Best Practices in Trading: Scenario-Based Planning

A good rule is that we cannot be prepared for a situation if we do not anticipate the possibility of that situation materializing.  Many times we become so focused on our base case--and locked in confirmation bias--that we fail to contemplate alternate scenarios and how we would respond to these.  Many times, emotional overreactions to trading events are the result of lack of preparation:  we are surprised by events that were entirely foreseeable as possibilities.  That element of surprise places us in a stress mode, impairing our perception and reducing our ability to calmly act upon prior planning.  Show me a situation in which a trader violated a trading plan and the odds are good that it's a situation in which lack of planning created surprise, frustration, and emotional disruption.

Today's best practice comes from reader Jitender Yadav from India, who points out the value of building alternate scenarios as part of planning for the trading day:

"One of the interesting characteristics of the markets is that they never fail to surprise us with their actions and catching us off the guard. Often these surprises prove to be costly. Although no one can know for sure market’s next course of action, still we can prepare ourselves to face the surprise. In the evening before the trading day we can imagine about all the possible scenarios that can play out next day regardless of their actual probability to occur. We can, for example, imagine the ideal conditions we would like to see before making a long entry or the worst conditions to make a trade at all. We can imagine about our response to breakout failure or our plan of action during a short squeeze.  It won’t take much time to think of so many other possibilities and we can do it in our free time like during the evening walk, etc.
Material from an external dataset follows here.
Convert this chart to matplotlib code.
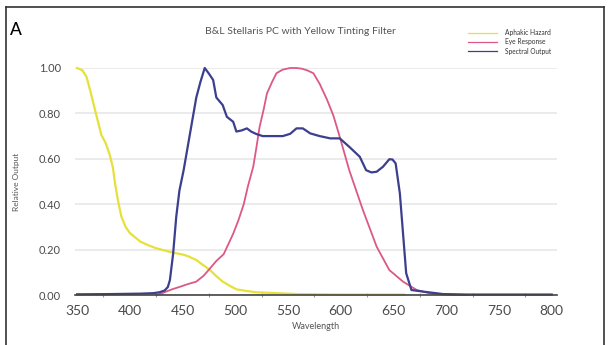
import numpy as np
import matplotlib.pyplot as plt
from matplotlib.lines import Line2D

# values
hazard_nm = [350, 355, 359, 363, 367, 373, 377, 381, 384, 386, 389, 392, 396, 400, 410,
             417, 425, 438, 445, 452, 457, 463, 470, 476, 482, 488, 495, 501, 510, 520,
             540, 560, 600, 660]
hazard_val = [1.00, 0.99, 0.96, 0.89, 0.815, 0.705, 0.67, 0.617, 0.56, 0.49, 0.41, 0.345,
              0.30, 0.273, 0.235, 0.22, 0.206, 0.19, 0.183, 0.176, 0.167, 0.154, 0.13,
              0.11, 0.083, 0.059, 0.04, 0.025, 0.018, 0.012, 0.008, 0.004, 0.002, 0.002]

eye_nm = [425, 430, 440, 448, 455, 463, 470, 476, 482, 489, 493, 498, 503, 508, 512, 517,
          520, 523, 527, 530, 535, 539, 545, 552, 558, 563, 568, 574, 580, 587, 593, 599,
          608, 621, 634, 646, 659, 672, 684, 700, 720]
eye_val = [0.0, 0.007, 0.025, 0.037, 0.048, 0.059, 0.085, 0.117, 0.15, 0.18, 0.22, 0.27,
           0.33, 0.40, 0.48, 0.565, 0.65, 0.74, 0.82, 0.888, 0.94, 0.977, 0.993, 1.0, 1.0,
           0.997, 0.99, 0.977, 0.93, 0.86, 0.79, 0.697, 0.55, 0.374, 0.213, 0.11, 0.059,
           0.022, 0.008, 0.002, 0.0]

spec_nm = [350, 380, 410, 422, 428, 433, 436, 438, 441, 444, 447, 451, 454, 457, 463, 467,
           471, 475, 479, 482, 488, 492, 498, 501, 506, 511, 515, 520, 526, 533, 545, 552,
           558, 564, 571, 580, 590, 599, 608, 618, 624, 629, 634, 640, 646, 649, 652, 656,
           659, 662, 667, 678, 697, 720, 800]
spec_val = [0.003, 0.004, 0.006, 0.008, 0.012, 0.02, 0.035, 0.066, 0.18, 0.345, 0.46,
            0.55, 0.63, 0.71, 0.87, 0.94, 1.0, 0.975, 0.947, 0.87, 0.837, 0.785, 0.763,
            0.72, 0.725, 0.734, 0.72, 0.709, 0.70, 0.70, 0.70, 0.71, 0.734, 0.734, 0.712,
            0.70, 0.69, 0.69, 0.653, 0.609, 0.55, 0.54, 0.543, 0.565, 0.598, 0.597, 0.58,
            0.448, 0.272, 0.096, 0.022, 0.015, 0.004, 0.002, 0.002]

xticks = np.arange(350, 801, 50)
yticks = [0.0, 0.2, 0.4, 0.6, 0.8, 1.0]

plt.rcParams['font.family'] = ['Lato', 'DejaVu Sans']

fig = plt.figure(figsize=(6.08, 3.45), dpi=100)
ax = fig.add_axes([75 / 608, 1 - 295 / 345, (557 - 75) / 608, (295 - 68) / 345])

ax.plot(hazard_nm, hazard_val, color='#e6e13a', lw=1.6, label='Aphakic Hazard', clip_on=False)
ax.plot(eye_nm, eye_val, color='#dc5886', lw=1.3, label='Eye Response', clip_on=False)
ax.plot(spec_nm, spec_val, color='#3b3f8e', lw=1.6, label='Spectral Output', clip_on=False)

ax.set_xlim(348, 805)
ax.set_ylim(0, 1.0)
ax.set_xticks(xticks)
ax.set_xticks(np.arange(350, 801, 25), minor=True)
ax.set_yticks(yticks)
ax.set_yticklabels(['%.2f' % v for v in yticks])
ax.grid(axis='y', color='#e8e8e8', lw=1.2)
ax.set_axisbelow(True)
for s in ['top', 'right', 'left']:
    ax.spines[s].set_visible(False)
ax.spines['bottom'].set_color('#444444')
ax.spines['bottom'].set_linewidth(1.2)
ax.tick_params(axis='x', which='both', direction='inout', length=3, width=0.8,
               color='#999999', labelsize=10, labelcolor='#4a4a4a', pad=7.5)
ax.tick_params(axis='x', which='major', length=0)
ax.tick_params(axis='y', length=0, labelsize=8, labelcolor='#4a4a4a', pad=10)
ax.set_xlabel('Wavelength', fontsize=6.5, color='#555555', labelpad=3)
ax.set_ylabel('Relative Output', fontsize=6, color='#555555', labelpad=14)

fig.text(10 / 608, 1 - 30 / 345, 'A', fontsize=12.5, va='center', ha='left',
         fontweight='medium')
fig.text(300 / 608, 1 - 31 / 345, 'B&L Stellaris PC with Yellow Tinting Filter',
         fontsize=7.5, color='#555555', ha='center', va='center')

ax.legend(loc='upper left', bbox_to_anchor=(468 / 608, 1 - 29 / 345),
          bbox_transform=fig.transFigure, frameon=False, fontsize=4.8,
          handlelength=4.3, handletextpad=1.3, labelspacing=0.35,
          borderpad=0, borderaxespad=0, labelcolor='#333333')
for line in ax.get_legend().get_lines():
    line.set_linewidth(0.9)

# border around the panel: left, top and right edges
xl, xr, yt = 6 / 608, 604 / 608, 1 - 7 / 345
for xs, ys in [([xl, xl], [0, yt]), ([xl, xr], [yt, yt]), ([xr, xr], [0, yt])]:
    fig.add_artist(Line2D(xs, ys, transform=fig.transFigure, color='#333333', lw=1.2))

fig.savefig('out.png', dpi=100)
Again the markets have their own minds and even after this scenario building exercise they can have something different in store for us but then if one of our imagined scenarios actually plays out, we are ready with our plan."

Note that such scenario planning requires an open mindedness, as we can only anticipate a range of situations if we are open to many possibilities.  For this reason, scenario planning is a great tool to maintain cognitive flexibility.  It is very common that traders will take actions during the day that, in retrospect, seem unfathomable:  "How could I have possibly done that?"  Generally, such boneheaded actions are the result of becoming so focused on short-term action and one market scenario that we fail to step back, assess the entire situation, and plan for multiple possibilities.  Jitender's observation is that such perspective can be an ongoing part of preparation for trading, enabling us to act decisively in the face of multiple possible outcomes.  It is such planning that allows us to make sound decisions in the heat of battle, as we remove much of the market's ability to fill us with shock and awe.